THE REQUEST: The records that follow are to be transcribed in full, without their images.
-- START OF EXERCISE INPUT --
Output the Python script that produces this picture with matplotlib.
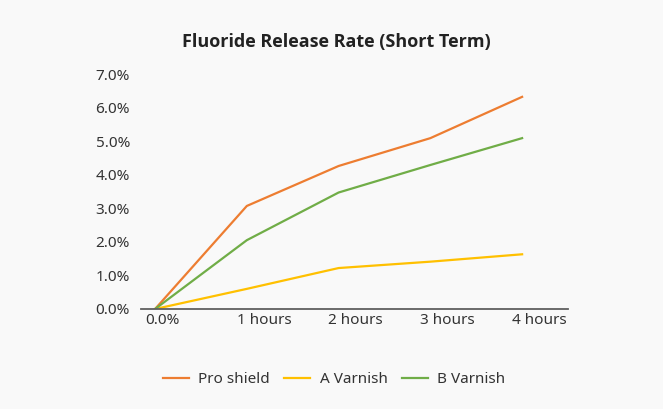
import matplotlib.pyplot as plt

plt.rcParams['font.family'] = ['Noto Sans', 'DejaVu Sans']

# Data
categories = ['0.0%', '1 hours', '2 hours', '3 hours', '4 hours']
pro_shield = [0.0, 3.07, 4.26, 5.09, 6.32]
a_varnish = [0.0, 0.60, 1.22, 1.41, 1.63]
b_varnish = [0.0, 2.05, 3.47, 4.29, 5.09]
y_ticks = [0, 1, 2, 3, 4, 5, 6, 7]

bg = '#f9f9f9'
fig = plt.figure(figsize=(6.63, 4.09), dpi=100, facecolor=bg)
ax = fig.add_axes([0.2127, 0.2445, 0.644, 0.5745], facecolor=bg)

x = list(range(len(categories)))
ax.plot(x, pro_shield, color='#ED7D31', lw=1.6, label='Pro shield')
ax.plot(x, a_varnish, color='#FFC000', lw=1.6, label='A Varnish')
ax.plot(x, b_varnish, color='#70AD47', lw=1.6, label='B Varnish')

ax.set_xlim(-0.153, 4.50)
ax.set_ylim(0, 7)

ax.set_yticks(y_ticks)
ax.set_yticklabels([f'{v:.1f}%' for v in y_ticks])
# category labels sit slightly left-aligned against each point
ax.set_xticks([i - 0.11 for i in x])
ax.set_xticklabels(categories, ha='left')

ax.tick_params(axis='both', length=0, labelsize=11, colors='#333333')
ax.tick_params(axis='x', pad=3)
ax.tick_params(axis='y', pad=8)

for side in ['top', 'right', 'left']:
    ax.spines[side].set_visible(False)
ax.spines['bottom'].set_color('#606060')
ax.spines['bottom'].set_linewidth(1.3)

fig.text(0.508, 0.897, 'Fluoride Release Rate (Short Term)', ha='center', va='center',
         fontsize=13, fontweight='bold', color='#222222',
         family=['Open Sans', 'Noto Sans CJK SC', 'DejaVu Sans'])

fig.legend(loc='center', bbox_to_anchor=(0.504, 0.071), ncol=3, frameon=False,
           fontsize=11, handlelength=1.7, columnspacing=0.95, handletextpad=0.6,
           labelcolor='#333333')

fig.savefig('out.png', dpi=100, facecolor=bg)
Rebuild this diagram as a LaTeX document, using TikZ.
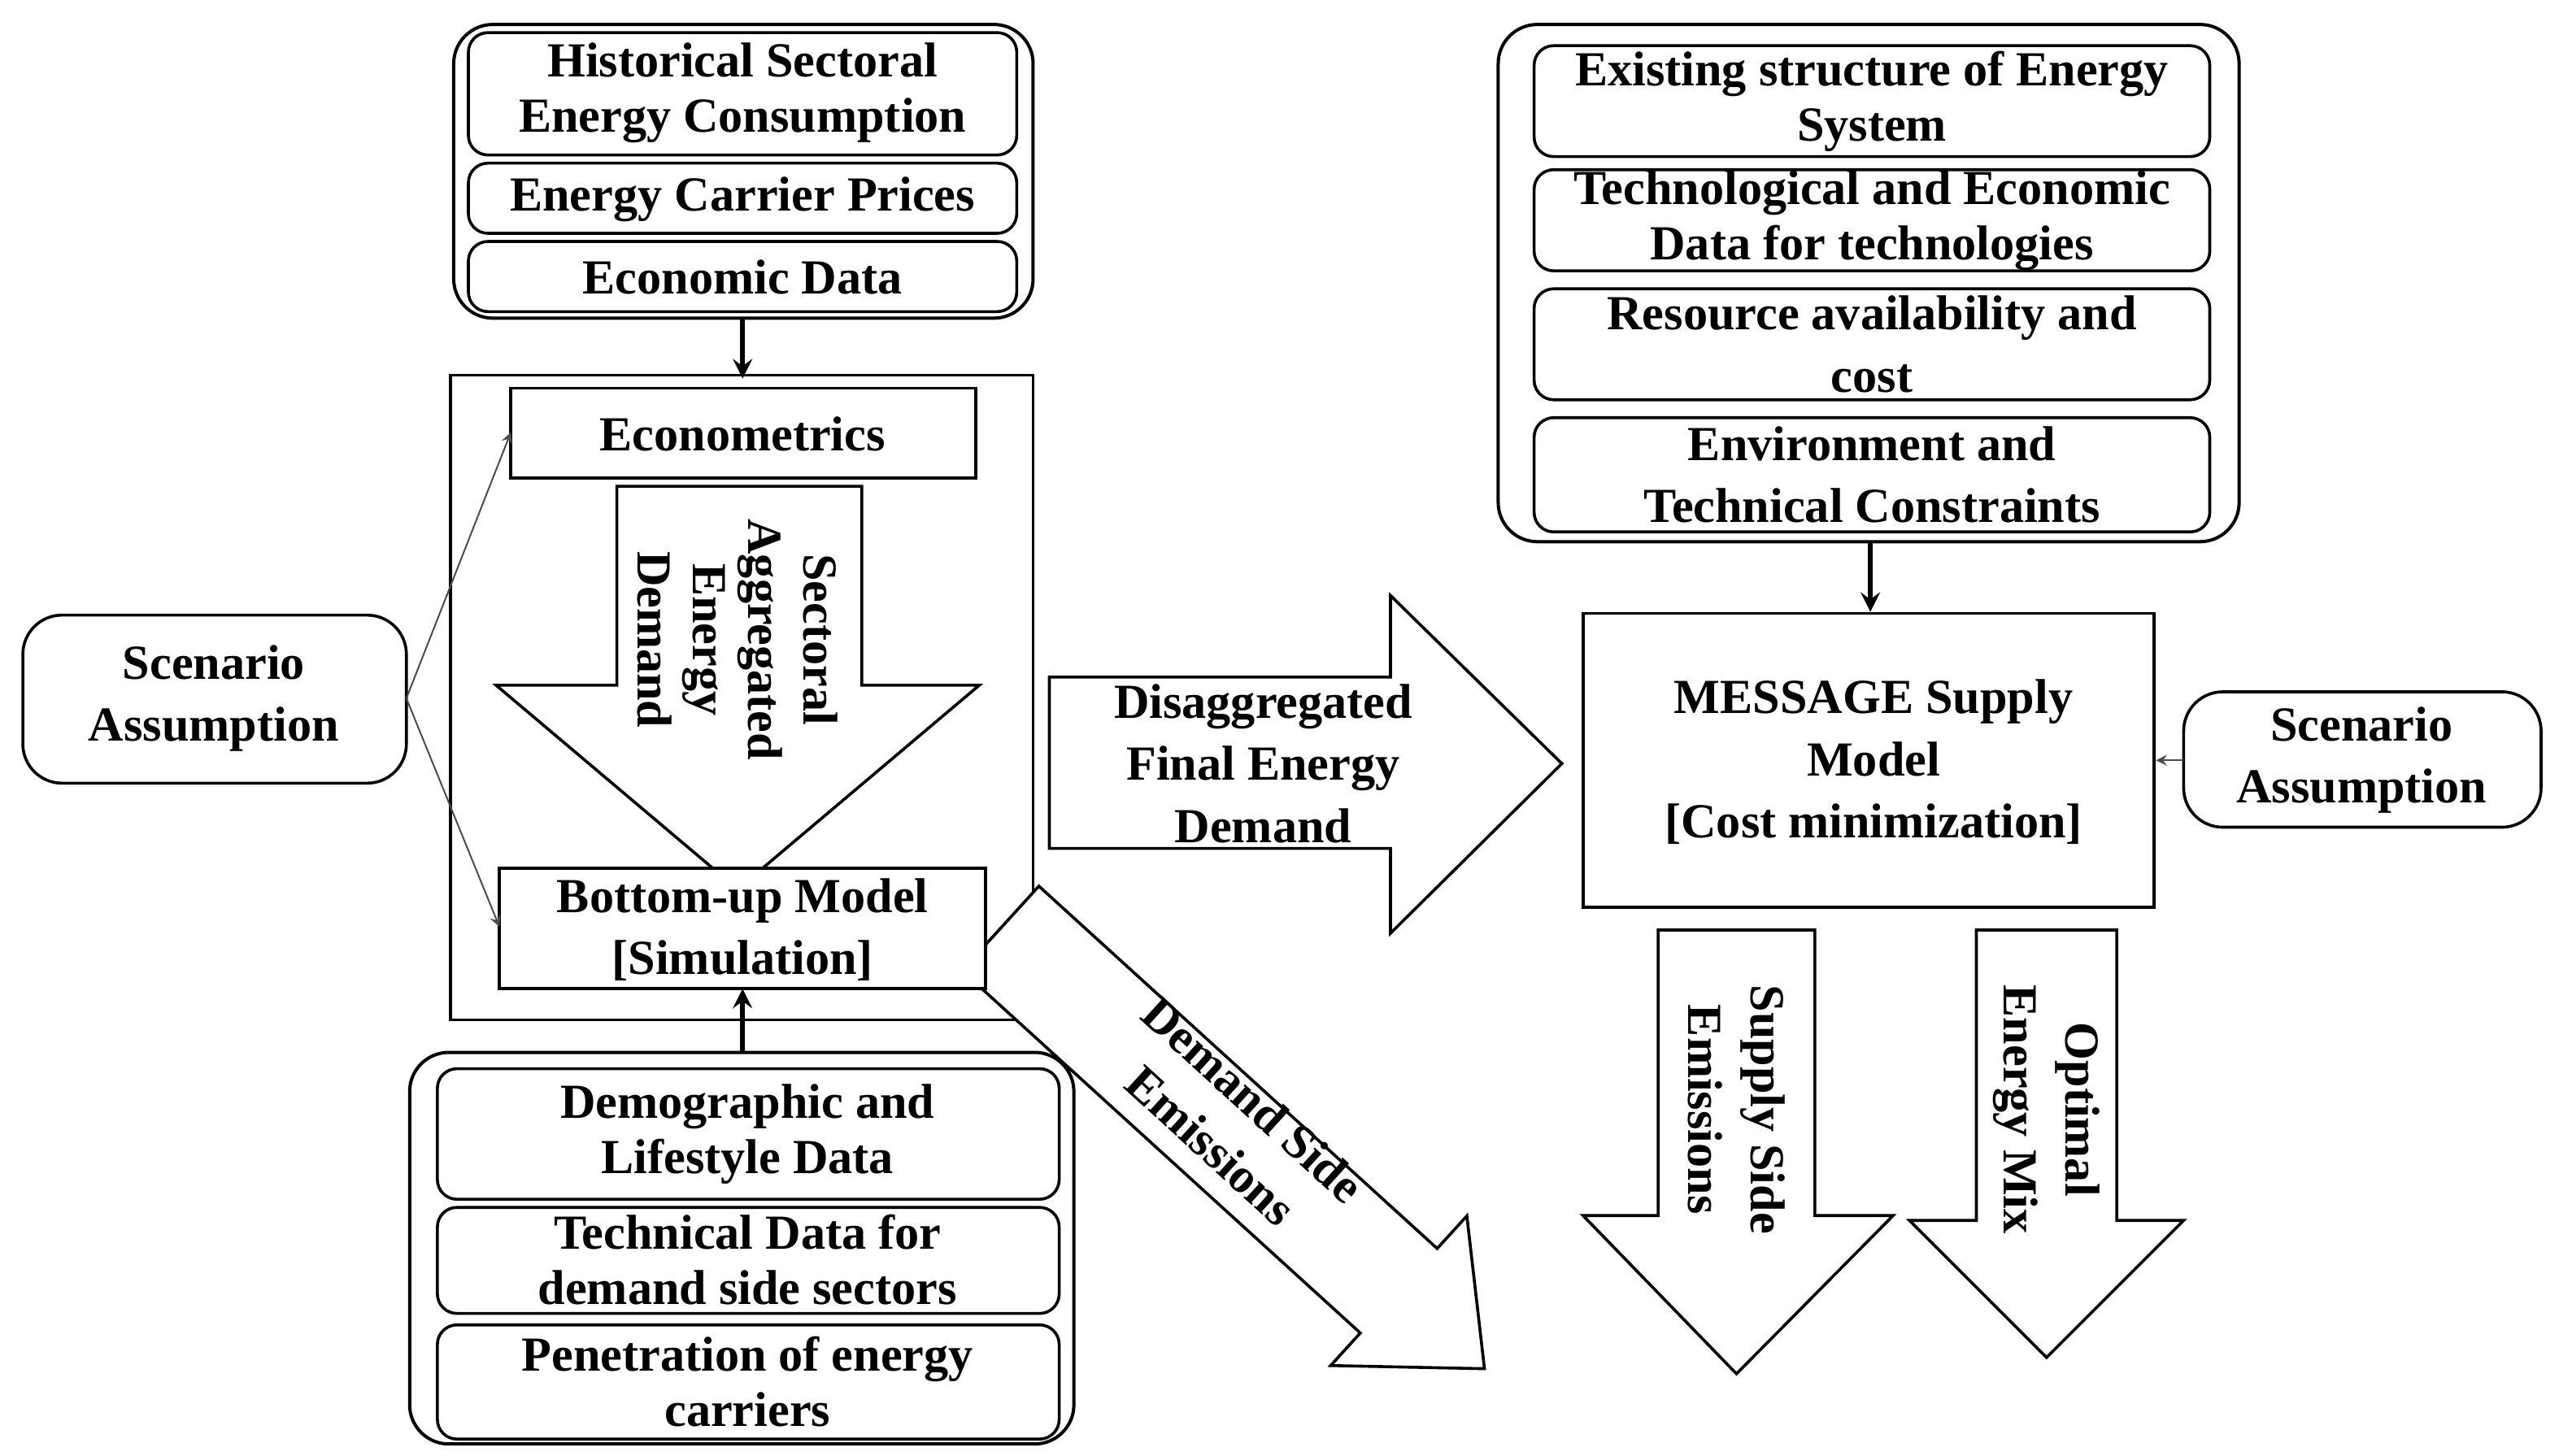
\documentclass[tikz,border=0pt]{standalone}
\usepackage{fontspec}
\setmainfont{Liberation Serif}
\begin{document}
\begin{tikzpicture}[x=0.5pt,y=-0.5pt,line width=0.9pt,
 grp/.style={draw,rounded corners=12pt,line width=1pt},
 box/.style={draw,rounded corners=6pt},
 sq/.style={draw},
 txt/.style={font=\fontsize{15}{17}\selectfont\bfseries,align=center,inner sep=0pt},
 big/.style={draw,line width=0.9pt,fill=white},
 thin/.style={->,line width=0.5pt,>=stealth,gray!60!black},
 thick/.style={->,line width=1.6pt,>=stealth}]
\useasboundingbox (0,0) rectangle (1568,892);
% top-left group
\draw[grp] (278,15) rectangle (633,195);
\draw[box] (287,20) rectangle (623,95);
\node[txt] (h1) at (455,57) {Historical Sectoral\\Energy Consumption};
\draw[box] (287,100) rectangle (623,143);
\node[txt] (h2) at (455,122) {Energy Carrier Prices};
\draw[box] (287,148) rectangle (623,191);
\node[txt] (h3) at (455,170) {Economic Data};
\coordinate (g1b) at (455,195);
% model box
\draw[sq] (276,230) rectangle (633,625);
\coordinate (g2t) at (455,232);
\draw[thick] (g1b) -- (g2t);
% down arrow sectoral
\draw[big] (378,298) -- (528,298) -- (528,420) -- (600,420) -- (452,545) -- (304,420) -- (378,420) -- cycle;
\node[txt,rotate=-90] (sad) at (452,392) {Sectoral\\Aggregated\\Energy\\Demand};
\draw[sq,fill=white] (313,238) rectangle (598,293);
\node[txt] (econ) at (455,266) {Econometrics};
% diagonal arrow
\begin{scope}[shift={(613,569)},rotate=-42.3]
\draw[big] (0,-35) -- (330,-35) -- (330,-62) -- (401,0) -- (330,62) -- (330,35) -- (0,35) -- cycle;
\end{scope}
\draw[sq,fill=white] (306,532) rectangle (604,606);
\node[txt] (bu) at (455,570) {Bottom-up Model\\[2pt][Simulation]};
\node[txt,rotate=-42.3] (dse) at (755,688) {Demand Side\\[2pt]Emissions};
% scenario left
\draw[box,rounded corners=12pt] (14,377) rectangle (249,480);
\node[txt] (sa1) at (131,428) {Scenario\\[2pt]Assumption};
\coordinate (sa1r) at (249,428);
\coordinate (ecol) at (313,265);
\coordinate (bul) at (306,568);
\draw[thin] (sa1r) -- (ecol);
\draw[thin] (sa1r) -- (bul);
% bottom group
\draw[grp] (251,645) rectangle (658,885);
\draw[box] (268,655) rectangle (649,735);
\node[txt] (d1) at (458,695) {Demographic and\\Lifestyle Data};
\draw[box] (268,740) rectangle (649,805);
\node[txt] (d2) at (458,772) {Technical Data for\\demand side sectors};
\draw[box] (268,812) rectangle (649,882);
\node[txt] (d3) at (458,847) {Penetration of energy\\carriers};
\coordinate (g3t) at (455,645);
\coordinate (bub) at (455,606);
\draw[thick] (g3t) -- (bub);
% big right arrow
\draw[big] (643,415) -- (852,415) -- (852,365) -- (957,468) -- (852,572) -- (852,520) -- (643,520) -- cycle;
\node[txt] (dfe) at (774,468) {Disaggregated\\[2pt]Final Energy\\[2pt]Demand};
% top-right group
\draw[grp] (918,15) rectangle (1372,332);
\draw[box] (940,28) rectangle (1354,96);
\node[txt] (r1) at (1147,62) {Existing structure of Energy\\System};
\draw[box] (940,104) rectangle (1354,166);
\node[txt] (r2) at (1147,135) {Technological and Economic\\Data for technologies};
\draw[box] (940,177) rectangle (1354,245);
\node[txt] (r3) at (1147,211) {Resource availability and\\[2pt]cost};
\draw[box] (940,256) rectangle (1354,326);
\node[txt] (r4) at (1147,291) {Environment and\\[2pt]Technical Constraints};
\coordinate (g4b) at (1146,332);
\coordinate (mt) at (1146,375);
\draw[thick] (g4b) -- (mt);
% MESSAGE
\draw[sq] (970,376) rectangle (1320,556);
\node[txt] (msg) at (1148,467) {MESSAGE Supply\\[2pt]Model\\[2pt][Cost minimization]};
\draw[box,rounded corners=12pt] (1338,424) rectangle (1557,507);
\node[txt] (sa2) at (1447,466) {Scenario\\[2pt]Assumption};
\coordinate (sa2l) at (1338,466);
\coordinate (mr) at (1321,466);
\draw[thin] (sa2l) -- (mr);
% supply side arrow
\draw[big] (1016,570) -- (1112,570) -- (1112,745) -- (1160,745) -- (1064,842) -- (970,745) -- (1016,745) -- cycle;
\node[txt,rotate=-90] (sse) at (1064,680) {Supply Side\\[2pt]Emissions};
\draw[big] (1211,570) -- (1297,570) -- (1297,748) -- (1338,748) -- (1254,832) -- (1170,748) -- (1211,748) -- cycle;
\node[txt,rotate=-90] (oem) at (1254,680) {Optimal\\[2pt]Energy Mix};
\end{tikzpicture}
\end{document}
-- END OF EXERCISE INPUT --
TASK RESULT:
Output the Python script that produces this picture with matplotlib.
import matplotlib.pyplot as plt

plt.rcParams['font.family'] = ['Noto Sans', 'DejaVu Sans']

# Data
categories = ['0.0%', '1 hours', '2 hours', '3 hours', '4 hours']
pro_shield = [0.0, 3.07, 4.26, 5.09, 6.32]
a_varnish = [0.0, 0.60, 1.22, 1.41, 1.63]
b_varnish = [0.0, 2.05, 3.47, 4.29, 5.09]
y_ticks = [0, 1, 2, 3, 4, 5, 6, 7]

bg = '#f9f9f9'
fig = plt.figure(figsize=(6.63, 4.09), dpi=100, facecolor=bg)
ax = fig.add_axes([0.2127, 0.2445, 0.644, 0.5745], facecolor=bg)

x = list(range(len(categories)))
ax.plot(x, pro_shield, color='#ED7D31', lw=1.6, label='Pro shield')
ax.plot(x, a_varnish, color='#FFC000', lw=1.6, label='A Varnish')
ax.plot(x, b_varnish, color='#70AD47', lw=1.6, label='B Varnish')

ax.set_xlim(-0.153, 4.50)
ax.set_ylim(0, 7)

ax.set_yticks(y_ticks)
ax.set_yticklabels([f'{v:.1f}%' for v in y_ticks])
# category labels sit slightly left-aligned against each point
ax.set_xticks([i - 0.11 for i in x])
ax.set_xticklabels(categories, ha='left')

ax.tick_params(axis='both', length=0, labelsize=11, colors='#333333')
ax.tick_params(axis='x', pad=3)
ax.tick_params(axis='y', pad=8)

for side in ['top', 'right', 'left']:
    ax.spines[side].set_visible(False)
ax.spines['bottom'].set_color('#606060')
ax.spines['bottom'].set_linewidth(1.3)

fig.text(0.508, 0.897, 'Fluoride Release Rate (Short Term)', ha='center', va='center',
         fontsize=13, fontweight='bold', color='#222222',
         family=['Open Sans', 'Noto Sans CJK SC', 'DejaVu Sans'])

fig.legend(loc='center', bbox_to_anchor=(0.504, 0.071), ncol=3, frameon=False,
           fontsize=11, handlelength=1.7, columnspacing=0.95, handletextpad=0.6,
           labelcolor='#333333')

fig.savefig('out.png', dpi=100, facecolor=bg)
Rebuild this diagram as a LaTeX document, using TikZ.
\documentclass[tikz,border=0pt]{standalone}
\usepackage{fontspec}
\setmainfont{Liberation Serif}
\begin{document}
\begin{tikzpicture}[x=0.5pt,y=-0.5pt,line width=0.9pt,
 grp/.style={draw,rounded corners=12pt,line width=1pt},
 box/.style={draw,rounded corners=6pt},
 sq/.style={draw},
 txt/.style={font=\fontsize{15}{17}\selectfont\bfseries,align=center,inner sep=0pt},
 big/.style={draw,line width=0.9pt,fill=white},
 thin/.style={->,line width=0.5pt,>=stealth,gray!60!black},
 thick/.style={->,line width=1.6pt,>=stealth}]
\useasboundingbox (0,0) rectangle (1568,892);
% top-left group
\draw[grp] (278,15) rectangle (633,195);
\draw[box] (287,20) rectangle (623,95);
\node[txt] (h1) at (455,57) {Historical Sectoral\\Energy Consumption};
\draw[box] (287,100) rectangle (623,143);
\node[txt] (h2) at (455,122) {Energy Carrier Prices};
\draw[box] (287,148) rectangle (623,191);
\node[txt] (h3) at (455,170) {Economic Data};
\coordinate (g1b) at (455,195);
% model box
\draw[sq] (276,230) rectangle (633,625);
\coordinate (g2t) at (455,232);
\draw[thick] (g1b) -- (g2t);
% down arrow sectoral
\draw[big] (378,298) -- (528,298) -- (528,420) -- (600,420) -- (452,545) -- (304,420) -- (378,420) -- cycle;
\node[txt,rotate=-90] (sad) at (452,392) {Sectoral\\Aggregated\\Energy\\Demand};
\draw[sq,fill=white] (313,238) rectangle (598,293);
\node[txt] (econ) at (455,266) {Econometrics};
% diagonal arrow
\begin{scope}[shift={(613,569)},rotate=-42.3]
\draw[big] (0,-35) -- (330,-35) -- (330,-62) -- (401,0) -- (330,62) -- (330,35) -- (0,35) -- cycle;
\end{scope}
\draw[sq,fill=white] (306,532) rectangle (604,606);
\node[txt] (bu) at (455,570) {Bottom-up Model\\[2pt][Simulation]};
\node[txt,rotate=-42.3] (dse) at (755,688) {Demand Side\\[2pt]Emissions};
% scenario left
\draw[box,rounded corners=12pt] (14,377) rectangle (249,480);
\node[txt] (sa1) at (131,428) {Scenario\\[2pt]Assumption};
\coordinate (sa1r) at (249,428);
\coordinate (ecol) at (313,265);
\coordinate (bul) at (306,568);
\draw[thin] (sa1r) -- (ecol);
\draw[thin] (sa1r) -- (bul);
% bottom group
\draw[grp] (251,645) rectangle (658,885);
\draw[box] (268,655) rectangle (649,735);
\node[txt] (d1) at (458,695) {Demographic and\\Lifestyle Data};
\draw[box] (268,740) rectangle (649,805);
\node[txt] (d2) at (458,772) {Technical Data for\\demand side sectors};
\draw[box] (268,812) rectangle (649,882);
\node[txt] (d3) at (458,847) {Penetration of energy\\carriers};
\coordinate (g3t) at (455,645);
\coordinate (bub) at (455,606);
\draw[thick] (g3t) -- (bub);
% big right arrow
\draw[big] (643,415) -- (852,415) -- (852,365) -- (957,468) -- (852,572) -- (852,520) -- (643,520) -- cycle;
\node[txt] (dfe) at (774,468) {Disaggregated\\[2pt]Final Energy\\[2pt]Demand};
% top-right group
\draw[grp] (918,15) rectangle (1372,332);
\draw[box] (940,28) rectangle (1354,96);
\node[txt] (r1) at (1147,62) {Existing structure of Energy\\System};
\draw[box] (940,104) rectangle (1354,166);
\node[txt] (r2) at (1147,135) {Technological and Economic\\Data for technologies};
\draw[box] (940,177) rectangle (1354,245);
\node[txt] (r3) at (1147,211) {Resource availability and\\[2pt]cost};
\draw[box] (940,256) rectangle (1354,326);
\node[txt] (r4) at (1147,291) {Environment and\\[2pt]Technical Constraints};
\coordinate (g4b) at (1146,332);
\coordinate (mt) at (1146,375);
\draw[thick] (g4b) -- (mt);
% MESSAGE
\draw[sq] (970,376) rectangle (1320,556);
\node[txt] (msg) at (1148,467) {MESSAGE Supply\\[2pt]Model\\[2pt][Cost minimization]};
\draw[box,rounded corners=12pt] (1338,424) rectangle (1557,507);
\node[txt] (sa2) at (1447,466) {Scenario\\[2pt]Assumption};
\coordinate (sa2l) at (1338,466);
\coordinate (mr) at (1321,466);
\draw[thin] (sa2l) -- (mr);
% supply side arrow
\draw[big] (1016,570) -- (1112,570) -- (1112,745) -- (1160,745) -- (1064,842) -- (970,745) -- (1016,745) -- cycle;
\node[txt,rotate=-90] (sse) at (1064,680) {Supply Side\\[2pt]Emissions};
\draw[big] (1211,570) -- (1297,570) -- (1297,748) -- (1338,748) -- (1254,832) -- (1170,748) -- (1211,748) -- cycle;
\node[txt,rotate=-90] (oem) at (1254,680) {Optimal\\[2pt]Energy Mix};
\end{tikzpicture}
\end{document}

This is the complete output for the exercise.